# Any more info on the PVR 522



## Lord Legend (Feb 13, 2003)

Is there any more info on the PVR 522?

Any kind of release date?

I originally heard it would be for sale sometime in June but there hasn't been much to convince me that will happen. 

So anybody in the know, a little help here please.

Thanks
LL


----------



## Jacob S (Apr 14, 2002)

I seriously doubt we will see this released in June. We would have heard something about it by now.


----------



## scooper (Apr 22, 2002)

Have we gotten any news at all about this ? I'm holding off making any PVR purchase until this comes out...


----------



## guywall (Jan 8, 2003)

I'm waiting as well. If I don't hear something about this unit soon, though, I may be picking up the 721....


----------



## Jacob S (Apr 14, 2002)

You should read of the problems reported on the 721 that people are having lately before getting one. There are pixellation problems on one of the two tuners on this receiver.


----------



## Big Bob (May 13, 2002)

> _Originally posted by Jacob S _
> *You should read of the problems reported on the 721 that people are having lately before getting one. There are pixellation problems on one of the two tuners on this receiver. *


Not everyone is having this problem. The poor people that are affected are very vocal about it though. The people that are happy with their units don't say so very often so it seems that everyone is having troubles. But many, perhaps most, are fine.


----------



## MAllen (Dec 3, 2002)

I have two 721's, one for 11 months and the 2nd for about 3 weeks. I could not be happier with both units. I talked to Mark at DishDepot (where I got both of my 721's) about the 522 and he said maybe late summer, BUT it was his understanding that the 1st 522 units were going to be for lease customers (Dish home plan). He said the units (522's) were nice but in his opinion the 721 was better, better program guide (which I personally LOVE).
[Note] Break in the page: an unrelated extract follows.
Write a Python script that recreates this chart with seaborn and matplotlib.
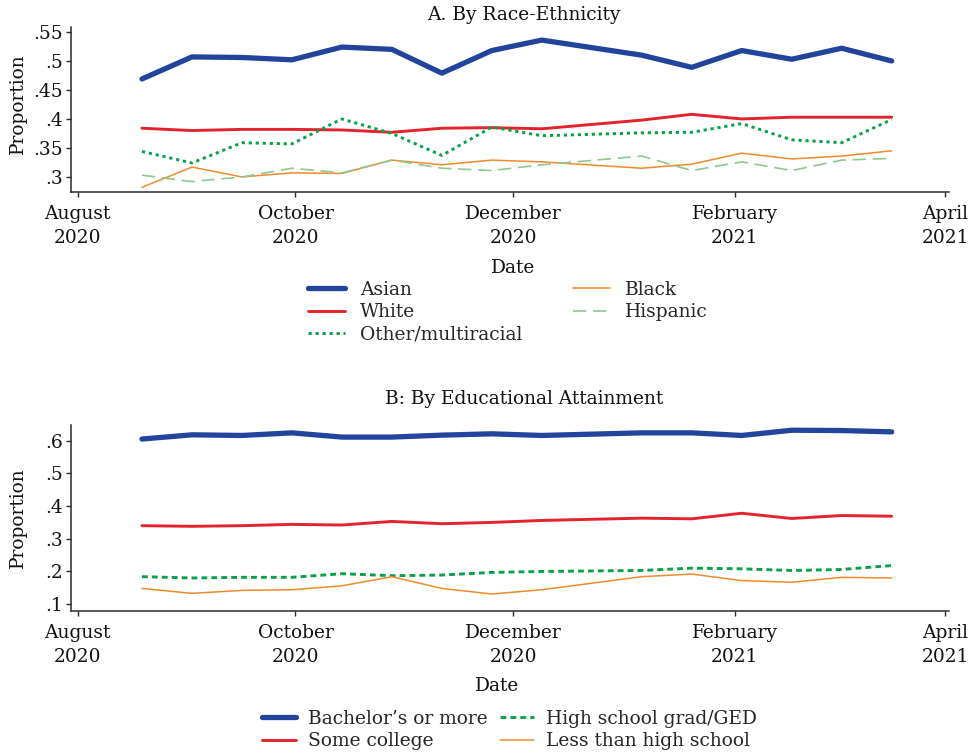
import matplotlib
matplotlib.use("Agg")
import matplotlib.pyplot as plt
import matplotlib.dates as mdates
import numpy as np
import pandas as pd
import seaborn as sns

# Survey period start dates (biweekly waves; no wave over the holidays)
survey_dates = ["2020-08-19", "2020-09-02", "2020-09-16", "2020-09-30", "2020-10-14",
                "2020-10-28", "2020-11-11", "2020-11-25", "2020-12-09", "2021-01-06",
                "2021-01-20", "2021-02-03", "2021-02-17", "2021-03-03", "2021-03-17"]

# Panel A: by race-ethnicity
asian = [0.469, 0.507, 0.506, 0.502, 0.524, 0.520, 0.479, 0.518, 0.536, 0.510,
         0.489, 0.518, 0.503, 0.522, 0.500]
white = [0.384, 0.380, 0.382, 0.382, 0.381, 0.377, 0.384, 0.385, 0.383, 0.398,
         0.408, 0.400, 0.403, 0.403, 0.403]
other_multi = [0.344, 0.324, 0.359, 0.357, 0.400, 0.375, 0.337, 0.386, 0.371, 0.376,
               0.377, 0.392, 0.364, 0.359, 0.399]
black = [0.282, 0.317, 0.300, 0.307, 0.306, 0.329, 0.321, 0.329, 0.326, 0.315,
         0.322, 0.341, 0.331, 0.336, 0.345]
hispanic = [0.303, 0.292, 0.300, 0.315, 0.307, 0.329, 0.315, 0.311, 0.321, 0.336,
            0.311, 0.326, 0.311, 0.329, 0.332]

# Panel B: by educational attainment
bachelors = [0.605, 0.618, 0.616, 0.624, 0.611, 0.611, 0.617, 0.621, 0.616, 0.624,
             0.624, 0.616, 0.632, 0.631, 0.627]
some_college = [0.340, 0.338, 0.340, 0.344, 0.342, 0.353, 0.346, 0.350, 0.356, 0.363,
                0.361, 0.378, 0.362, 0.371, 0.369]
hs_grad = [0.184, 0.180, 0.182, 0.182, 0.193, 0.187, 0.189, 0.197, 0.200, 0.203,
           0.210, 0.208, 0.203, 0.206, 0.218]
less_hs = [0.148, 0.133, 0.142, 0.144, 0.156, 0.184, 0.148, 0.131, 0.144, 0.184,
           0.192, 0.172, 0.167, 0.182, 0.180]

race_labels = ["Asian", "White", "Other/multiracial", "Black", "Hispanic"]
edu_labels = ["Bachelor\u2019s or more", "Some college", "High school grad/GED",
              "Less than high school"]

tick_dates = ["2020-08-01", "2020-10-01", "2020-12-01", "2021-02-01", "2021-04-01"]
tick_labels = ["August\n2020", "October\n2020", "December\n2020", "February\n2021",
               "April\n2021"]
race_yticks = [0.30, 0.35, 0.40, 0.45, 0.50, 0.55]
race_yticklabels = [".3", ".35", ".4", ".45", ".5", ".55"]
edu_yticks = [0.1, 0.2, 0.3, 0.4, 0.5, 0.6]
edu_yticklabels = [".1", ".2", ".3", ".4", ".5", ".6"]

sns.set_theme(style="ticks")
plt.rcParams["font.family"] = ["DejaVu Serif"]
FS = 13.4

NAVY = "#22449c"
RED = "#e2232b"
GREEN = "#0aa04a"
ORANGE = "#f08a2c"
LIGHTGREEN = "#8fc78f"
SPINE = "#2a2a2a"

W, H = 972, 756
fig = plt.figure(figsize=(W / 100, H / 100), dpi=100)


def axes_rect(left, top, right, bottom):
    return [left / W, 1 - bottom / H, (right - left) / W, (bottom - top) / H]


axA = fig.add_axes(axes_rect(71, 27, 949, 192))
axB = fig.add_axes(axes_rect(71, 425, 949, 610.5))

dates = pd.to_datetime(survey_dates)
df_race = pd.DataFrame({"date": dates, "Asian": asian, "White": white,
                        "Other/multiracial": other_multi, "Black": black,
                        "Hispanic": hispanic})
df_edu = pd.DataFrame({"date": dates, edu_labels[0]: bachelors,
                       edu_labels[1]: some_college, edu_labels[2]: hs_grad,
                       edu_labels[3]: less_hs})

race_styles = {
    "Asian": dict(color=NAVY, lw=3.8, ls="-"),
    "White": dict(color=RED, lw=2.1, ls="-"),
    "Other/multiracial": dict(color=GREEN, lw=2.1, ls=(0, (1.1, 1.3))),
    "Black": dict(color=ORANGE, lw=1.1, ls="-"),
    "Hispanic": dict(color=LIGHTGREEN, lw=1.2, ls=(0, (8, 4))),
}
edu_styles = {
    edu_labels[0]: dict(color=NAVY, lw=3.8, ls="-"),
    edu_labels[1]: dict(color=RED, lw=2.1, ls="-"),
    edu_labels[2]: dict(color=GREEN, lw=2.1, ls=(0, (2.0, 1.4))),
    edu_labels[3]: dict(color=ORANGE, lw=1.1, ls="-"),
}


def draw(ax, df, labels, styles):
    for lab in labels:
        st = styles[lab]
        sns.lineplot(data=df, x="date", y=lab, ax=ax, color=st["color"],
                     linewidth=st["lw"], linestyle=st["ls"], label=lab,
                     solid_capstyle="round", dash_capstyle="butt",
                     solid_joinstyle="round")
    ax.get_legend().remove()


draw(axA, df_race, race_labels, race_styles)
draw(axB, df_edu, edu_labels, edu_styles)

x0 = mdates.date2num(pd.Timestamp("2020-08-01")) - 1.88
x1 = x0 + 878 / 3.570
tick_nums = [mdates.date2num(pd.Timestamp(d)) for d in tick_dates]

for ax, yt, ytl, ylim in [
    (axA, race_yticks, race_yticklabels, (0.274, 0.5586)),
    (axB, edu_yticks, edu_yticklabels, (0.0805, 0.648)),
]:
    ax.set_xlim(x0, x1)
    ax.set_ylim(*ylim)
    ax.set_xticks(tick_nums)
    ax.set_xticklabels(tick_labels, fontsize=FS)
    for t in ax.get_xticklabels():
        t.set_linespacing(1.45)
    ax.set_yticks(yt)
    ax.set_yticklabels(ytl, fontsize=FS)
    ax.set_xlabel("")
    ax.set_ylabel("")
    for s in ["top", "right"]:
        ax.spines[s].set_visible(False)
    for s in ["left", "bottom"]:
        ax.spines[s].set_color(SPINE)
        ax.spines[s].set_linewidth(1.1)
    ax.tick_params(axis="both", direction="out", length=3.5, width=1.0,
                   color=SPINE, labelcolor="#111111")
    ax.tick_params(axis="x", pad=6)
    ax.tick_params(axis="y", pad=2.5)
    ax.set_facecolor("white")

# Titles, axis titles
fig.text(524 / W, 1 - 15 / H, "A. By Race-Ethnicity", ha="center", va="center",
         fontsize=FS, color="#111111")
fig.text(524 / W, 1 - 399 / H, "B: By Educational Attainment", ha="center",
         va="center", fontsize=FS, color="#111111")
fig.text(17.5 / W, 1 - 104 / H, "Proportion", rotation=90, ha="center",
         va="center", fontsize=FS, color="#111111")
fig.text(17.5 / W, 1 - 517.5 / H, "Proportion", rotation=90, ha="center",
         va="center", fontsize=FS, color="#111111")
fig.text(513 / W, 1 - 268 / H, "Date", ha="center", va="center", fontsize=FS,
         color="#111111")
fig.text(497 / W, 1 - 686 / H, "Date", ha="center", va="center", fontsize=FS,
         color="#111111")

# Legends below each panel
hA, lA = axA.get_legend_handles_labels()
fig.legend(hA, lA, loc="upper left", bbox_to_anchor=(308 / W, 1 - 281 / H),
           ncol=2, frameon=False, fontsize=FS, handlelength=2.0,
           handletextpad=0.8, columnspacing=2.7, labelspacing=0.23,
           borderpad=0, borderaxespad=0)

hB, lB = axB.get_legend_handles_labels()
fig.legend(hB, lB, loc="upper left", bbox_to_anchor=(262 / W, 1 - 710 / H),
           ncol=2, frameon=False, fontsize=FS, handlelength=1.8,
           handletextpad=0.65, columnspacing=0.7, labelspacing=0.23,
           borderpad=0, borderaxespad=0)

fig.savefig("out.png", dpi=100, facecolor="white")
He had a comment that I am not quite clear on about the 522 with two outputs on two TV's both Tuners are NOT available to record (i.e. two different TV could not watch shows AND record a different program than what is active).


----------



## Jacob S (Apr 14, 2002)

I wonder if it is linked to certain regions to where the problems are happening.


----------



## John Corn (Mar 21, 2002)

I'm happy with my 721. :righton:


----------



## Mike D-CO5 (Mar 12, 2003)

Mine works fine , although over the last year it has gone through some little problems and the software updates have take care of those. I just wish they would come on with the new L113 update.


----------



## Jacob S (Apr 14, 2002)

OK, maybe I should ask this, has anyone experienced the problems again after getting their 721 replaced?


----------